On 27/3/09 00:54, Eddy Nigg wrote:
On 03/27/2009 01:46 AM, Ian G:
The original idea was how to improve Thunderbird's existing abilities
to work with crypto and deliver security.

Could you define security please?


Of course, in many and various ways! For this particular thing, I would suggest it would be encryption with a reasonable degree of authentication.

That would add encryption to email, which already has a reasonable degree of authentication, so it would be a substantial benefit.

(Note that I haven't defined security, I've instead defined a security improvement. There is no absolute definition for security, it is always context dependent. But we can generally define an improvement in security, and sometimes we can identify a pareto-secure improvement, which is an improvement to security without any commensurate drop elsewhere.)

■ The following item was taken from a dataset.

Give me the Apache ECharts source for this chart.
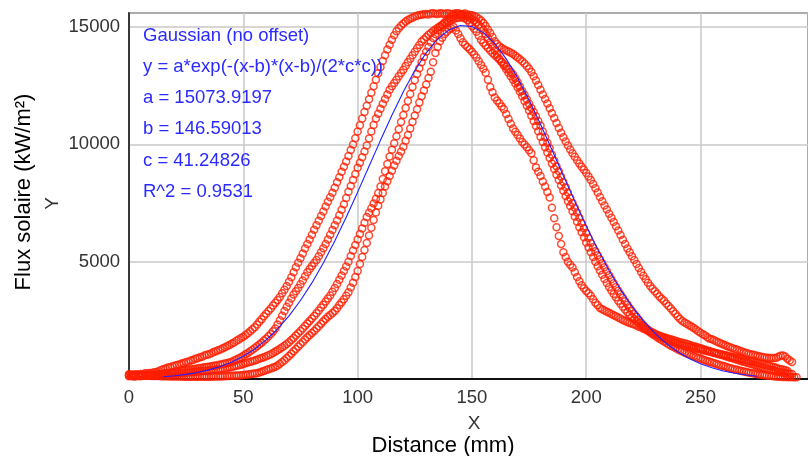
<!DOCTYPE html>
<html>
<head>
<meta charset="utf-8">
<script src="https://cdn.jsdelivr.net/npm/echarts@6/dist/echarts.min.js"></script>
<style>
  html, body { margin: 0; padding: 0; background: #ffffff; }
  #chart { width: 808px; height: 456px; }
</style>
</head>
<body>
<div id="chart"></div>
<script>
// Distance (mm) sampling positions of the measured profiles
const distance = [
  0,1,2,3,4,5,6,7,8,9,10,11,12,13,14,15,16,17,18,19,
  20,21,22,23,24,25,26,27,28,29,30,31,32,33,34,35,36,37,38,39,
  40,41,42,43,44,45,46,47,48,49,50,51,52,53,54,55,56,57,58,59,
  60,61,62,63,64,65,66,67,68,69,70,71,72,73,74,75,76,77,78,79,
  80,81,82,83,84,85,86,87,88,89,90,91,92,93,94,95,96,97,98,99,
  100,101,102,103,104,105,106,107,108,109,110,111,112,113,114,115,116,117,118,119,
  120,121,122,123,124,125,126,127,128,129,130,131,132,133,134,135,136,137,138,139,
  140,141,142,143,144,145,146,147,148,149,150,151,152,153,154,155,156,157,158,159,
  160,161,162,163,164,165,166,167,168,169,170,171,172,173,174,175,176,177,178,179,
  180,181,182,183,184,185,186,187,188,189,190,191,192,193,194,195,196,197,198,199,
  200,201,202,203,204,205,206,207,208,209,210,211,212,213,214,215,216,217,218,219,
  220,221,222,223,224,225,226,227,228,229,230,231,232,233,234,235,236,237,238,239,
  240,241,242,243,244,245,246,247,248,249,250,251,252,253,254,255,256,257,258,259,
  260,261,262,263,264,265,266,267,268,269,270,271,272,273,274,275,276,277,278,279,
  280,281,282,283,284,285,286,287,288,289,290,291,292
];

const profileW = [
  180,160,170,200,190,210,200,240,230,260,
  260,290,300,330,380,420,450,490,500,540,
  560,600,620,660,680,720,740,790,810,860,
  880,930,950,1000,1030,1060,1100,1150,1180,1230,
  1260,1310,1350,1410,1450,1510,1560,1630,1680,1750,
  1800,1880,1950,2040,2120,2210,2320,2440,2550,2670,
  2780,2900,3000,3130,3250,3370,3500,3660,3800,3960,
  4150,4340,4550,4760,4950,5150,5350,5560,5750,5950,
  6150,6360,6550,6750,6950,7140,7350,7560,7750,7940,
  8150,8390,8600,8830,9050,9270,9500,9760,10000,10260,
  10550,10820,11100,11380,11650,11920,12200,12480,12750,13030,
  13300,13550,13800,14040,14250,14460,14650,14820,14950,15060,
  15150,15240,15300,15360,15400,15450,15480,15510,15530,15550,
  15560,15540,15580,15590,15570,15560,15590,15580,15560,15590,
  15580,15550,15570,15590,15590,15560,15560,15580,15540,15520,
  15500,15470,15420,15360,15280,15170,15050,14900,14750,14580,
  14400,14280,14180,14110,14050,14000,13960,13910,13850,13780,
  13700,13630,13540,13450,13340,13220,13080,12900,12720,12530,
  12330,12130,11930,11740,11540,11330,11120,10910,10700,10500,
  10300,10120,9950,9780,9620,9470,9320,9180,9050,8920,
  8780,8630,8480,8310,8130,7950,7760,7580,7400,7220,
  7040,6870,6690,6510,6330,6140,5940,5750,5560,5400,
  5230,5070,4900,4730,4560,4400,4250,4100,3960,3850,
  3740,3630,3520,3420,3330,3220,3110,3000,2890,2780,
  2660,2560,2470,2410,2350,2290,2240,2170,2110,2040,
  1970,1910,1850,1780,1720,1690,1650,1600,1560,1510,
  1470,1430,1390,1350,1310,1280,1250,1210,1170,1140,
  1110,1080,1060,1030,1010,980,960,940,920,910,
  900,890,890,900,950,990,1000,960,860,790,
  720,null,null
];
const profileB = [
  120,130,110,120,130,120,140,150,150,160,
  170,180,190,200,210,230,240,250,270,280,
  300,320,330,350,360,380,390,410,420,440,
  450,470,480,500,510,520,540,560,580,600,
  620,640,660,680,700,740,790,830,880,930,
  990,1050,1110,1180,1250,1320,1400,1470,1550,1640,
  1720,1820,1920,2030,2150,2320,2500,2700,2900,3080,
  3250,3430,3600,3740,3880,4040,4200,4380,4550,4690,
  4820,4940,5070,5230,5400,5570,5750,5950,6150,6350,
  6550,6760,6980,7210,7450,7710,7980,8230,8480,8740,
  9000,9220,9450,9700,9950,10250,10550,10830,11100,11310,
  11520,11730,11930,12130,12330,12480,12620,12760,12900,13040,
  13180,13340,13500,13650,13800,13950,14100,14240,14380,14480,
  14580,14670,14750,14830,14900,14970,15030,15090,15150,15210,
  15260,15310,15350,15380,15400,15410,15420,15370,15300,15180,
  15050,14930,14800,14630,14450,14330,14220,14110,14000,13900,
  13800,13710,13620,13520,13420,13320,13220,13100,12980,12820,
  12650,12470,12280,12100,11920,11730,11550,11380,11200,11000,
  10800,10550,10300,10060,9830,9560,9300,9070,8850,8620,
  8400,8170,7950,7720,7500,7300,7100,6870,6650,6430,
  6220,6010,5800,5620,5450,5270,5100,4930,4760,4590,
  4420,4250,4080,3920,3760,3610,3460,3310,3170,3030,
  2900,2770,2650,2520,2400,2290,2180,2080,1980,1910,
  1850,1780,1720,1660,1600,1540,1480,1420,1370,1320,
  1270,1220,1180,1130,1090,1050,1010,970,940,900,
  870,830,800,760,730,700,670,640,610,580,
  550,520,490,460,440,410,390,360,340,320,
  300,280,260,240,220,200,190,170,160,150,
  140,130,120,110,100,95,90,85,80,80,
  80,75,70
];
const profileC = [
  150,140,130,130,140,150,150,150,160,160,
  170,170,180,190,190,200,200,200,210,220,
  220,230,240,250,260,270,280,290,300,310,
  320,330,340,350,360,370,380,390,400,410,
  420,430,450,470,490,510,540,560,590,610,
  640,670,700,730,760,790,820,860,890,930,
  970,1010,1060,1110,1170,1230,1290,1350,1420,1490,
  1570,1660,1750,1850,1950,2050,2150,2260,2370,2470,
  2580,2690,2800,2920,3050,3170,3300,3430,3560,3720,
  3880,4050,4230,4410,4600,4800,5000,5240,5480,5710,
  5950,6180,6420,6660,6900,7090,7280,7480,7680,7930,
  8200,8520,8850,9160,9480,9770,10050,10350,10650,10950,
  11250,11550,11850,12150,12450,12730,13000,13250,13500,13730,
  13950,14150,14350,14530,14700,14860,15000,15100,15200,15290,
  15380,15430,15480,15500,15520,15510,15500,15480,15450,15400,
  15350,15280,15200,15100,15000,14860,14700,14530,14350,14180,
  14000,13830,13650,13500,13350,13200,13050,12900,12750,12590,
  12420,12240,12050,11850,11650,11440,11220,11000,10780,10560,
  10330,10100,9880,9650,9420,9180,8950,8710,8480,8250,
  8020,7800,7580,7370,7150,6930,6700,6470,6250,6040,
  5820,5610,5400,5200,5000,4810,4620,4440,4260,4090,
  3920,3770,3620,3480,3340,3210,3080,2960,2850,2740,
  2640,2550,2460,2380,2300,2230,2160,2100,2040,1980,
  1930,1880,1830,1780,1740,1690,1650,1610,1570,1530,
  1500,1470,1450,1420,1400,1370,1350,1320,1300,1280,
  1260,1230,1210,1180,1160,1140,1120,1100,1080,1050,
  1030,1010,990,960,940,920,900,870,850,820,
  800,780,760,730,710,680,660,630,610,580,
  560,530,510,480,450,420,400,370,340,null,
  null,null,null
];
const profileD = [
  200,190,180,170,160,155,150,145,140,135,
  130,130,130,125,120,120,120,115,110,110,
  110,110,110,105,100,100,100,100,100,100,
  100,100,100,100,100,100,100,105,110,110,
  110,115,120,125,130,135,140,145,150,160,
  170,180,190,205,220,235,250,280,310,345,
  380,415,450,485,520,580,650,720,800,890,
  980,1080,1180,1280,1380,1480,1580,1680,1780,1870,
  1960,2050,2150,2250,2360,2460,2560,2650,2730,2810,
  2900,3020,3150,3270,3400,3550,3700,3900,4100,4350,
  4600,4900,5200,5500,5800,6120,6450,6780,7100,7380,
  7650,7930,8200,8430,8650,8880,9100,9300,9500,9700,
  9900,10150,10400,10680,10950,11230,11500,11780,12050,12300,
  12550,12830,13100,13500,13900,14150,14400,14550,14700,14800,
  14900,14950,15000,14850,14700,14520,14350,14250,14150,14050,
  13950,13830,13700,13540,13380,13220,13050,12750,12450,12220,
  12000,11870,11750,11620,11500,11290,11080,10880,10680,10540,
  10400,10250,10100,9990,9880,9750,9620,9320,9020,8830,
  8650,8420,8200,7970,7740,7300,6850,6470,6100,5750,
  5400,5200,5000,4870,4750,4550,4350,4170,4000,3870,
  3750,3650,3550,3400,3250,3140,3030,2970,2920,2870,
  2820,2770,2720,2670,2620,2570,2520,2470,2430,2390,
  2360,2320,2280,2230,2190,2140,2100,2050,2010,1960,
  1920,1880,1840,1810,1780,1750,1720,1690,1660,1630,
  1600,1570,1550,1520,1490,1460,1430,1400,1370,1340,
  1310,1280,1250,1220,1190,1150,1120,1090,1060,1030,
  1000,970,940,910,880,850,820,790,760,730,
  700,670,650,620,590,560,530,500,470,440,
  410,380,360,330,310,290,270,250,240,220,
  210,null,null
];

// Gaussian fit curve, as drawn
const fitX = [15,20,25,30,35,40,45,50,55,60,65,70,75,80,85,90,95,100,105,110,115,120,125,130,135,140,145,150,155,160,165,170,175,180,185,190,195,200,205,210,215,220,225,230,235,240,245,250,255,260,265,270,275];
const fitY = [93,136,196,278,388,535,726,971,1281,1666,2132,2689,3344,4096,4944,5882,6895,7964,9067,10172,11242,12246,13145,13903,14491,14883,15063,15023,14764,14299,13645,12831,11891,10859,9771,8665,7570,6518,5531,4625,3811,3093,2475,1951,1516,1161,876,651,477,344,245,172,118];

const fitText = [
  'Gaussian (no offset)',
  'y = a*exp(-(x-b)*(x-b)/(2*c*c))',
  'a = 15073.9197',
  'b = 146.59013',
  'c = 41.24826',
  'R^2 = 0.9531'
];
const xTickStep = 50;
const yTickStep = 5000;

const FONT = '"Liberation Sans", Arial, Helvetica, sans-serif';
const RED = '#ff1e00';

function pairs(arr) {
  const out = [];
  for (let i = 0; i < distance.length; i++) {
    if (arr[i] !== null && arr[i] !== undefined) out.push([distance[i], arr[i]]);
  }
  return out;
}

const chart = echarts.init(document.getElementById('chart'), null, { renderer: 'canvas' });

const scatterSeries = [profileW, profileB, profileC, profileD].map(function (arr) {
  return {
    type: 'scatter',
    data: pairs(arr),
    symbol: 'circle',
    symbolSize: 7,
    itemStyle: { color: 'rgba(255,255,255,0)', borderColor: RED, borderWidth: 1.5 },
    z: 2,
    silent: true
  };
});

const fitLine = {
  type: 'line',
  data: fitX.map(function (x, i) { return [x, fitY[i]]; }),
  showSymbol: false,
  symbol: 'none',
  lineStyle: { color: '#1f1fff', width: 1.1 },
  z: 5,
  silent: true
};

const baselines = [36, 67.2, 98.3, 129.4, 160.6, 191.7];
const graphics = fitText.map(function (t, i) {
  return {
    type: 'text', x: 143, y: baselines[i], z: 10,
    style: { text: t, fill: '#2a2aff', fontSize: 18.5, fontFamily: FONT, align: 'left', verticalAlign: 'middle' }
  };
});
graphics.push({
  type: 'text', x: 23.5, y: 192, rotation: Math.PI / 2, z: 10,
  style: { text: 'Flux solaire (kW/m²)', fill: '#000', fontSize: 22, fontFamily: FONT, align: 'center', verticalAlign: 'middle' }
});
graphics.push({
  type: 'text', x: 52.5, y: 203.5, rotation: Math.PI / 2, z: 10,
  style: { text: 'Y', fill: '#333', fontSize: 19, fontFamily: FONT, align: 'center', verticalAlign: 'middle' }
});
graphics.push({
  type: 'text', x: 474, y: 423.5, z: 10,
  style: { text: 'X', fill: '#333', fontSize: 19, fontFamily: FONT, align: 'center', verticalAlign: 'middle' }
});
graphics.push({
  type: 'text', x: 443, y: 445.5, z: 10,
  style: { text: 'Distance (mm)', fill: '#000', fontSize: 22, fontFamily: FONT, align: 'center', verticalAlign: 'middle' }
});

chart.setOption({
  animation: false,
  backgroundColor: '#ffffff',
  grid: {
    left: 129, top: 13, right: -12, bottom: 77,
    show: true, borderColor: '#222', borderWidth: 1.5, backgroundColor: '#ffffff'
  },
  xAxis: {
    type: 'value', min: 0, max: 297, interval: xTickStep,
    axisLine: { show: true, onZero: false, lineStyle: { color: '#111', width: 2 } },
    axisTick: { show: false },
    axisLabel: { color: '#333', fontSize: 18.5, fontFamily: FONT, margin: 9, showMaxLabel: false,
      formatter: function (v) { return String(v); } },
    splitLine: { show: true, lineStyle: { color: '#c8c8c8', width: 1.5 } }
  },
  yAxis: {
    type: 'value', min: 0, max: 15600, interval: yTickStep,
    axisLine: { show: true, onZero: false, lineStyle: { color: '#111', width: 1.5 } },
    axisTick: { show: false },
    axisLabel: { color: '#333', fontSize: 18.5, fontFamily: FONT, margin: 9, showMinLabel: false, showMaxLabel: false,
      formatter: function (v) { return String(v); } },
    splitLine: { show: true, lineStyle: { color: '#c8c8c8', width: 1.5 } }
  },
  graphic: graphics,
  series: scatterSeries.concat([fitLine])
});
</script>
</body>
</html>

...as such, Mozilla goes a step fuhrer and tells you correctly "hey, we
can't know if you are connecting to the site you intend to connect to
and we recommend not to connect to the site...it might be somebody
different really".


It doesn't need to say that. Emails are already that way. If it were
to say it, then it would be complicating its own liability position.



S/MIME certificates are at least email control validated, everything
else doesn't make much sense I think. The MITM can happen there too, as
with the web. So what would be the point to encrypt in first place?


Encryption would give more privacy of emails, where otherwise there was less privacy.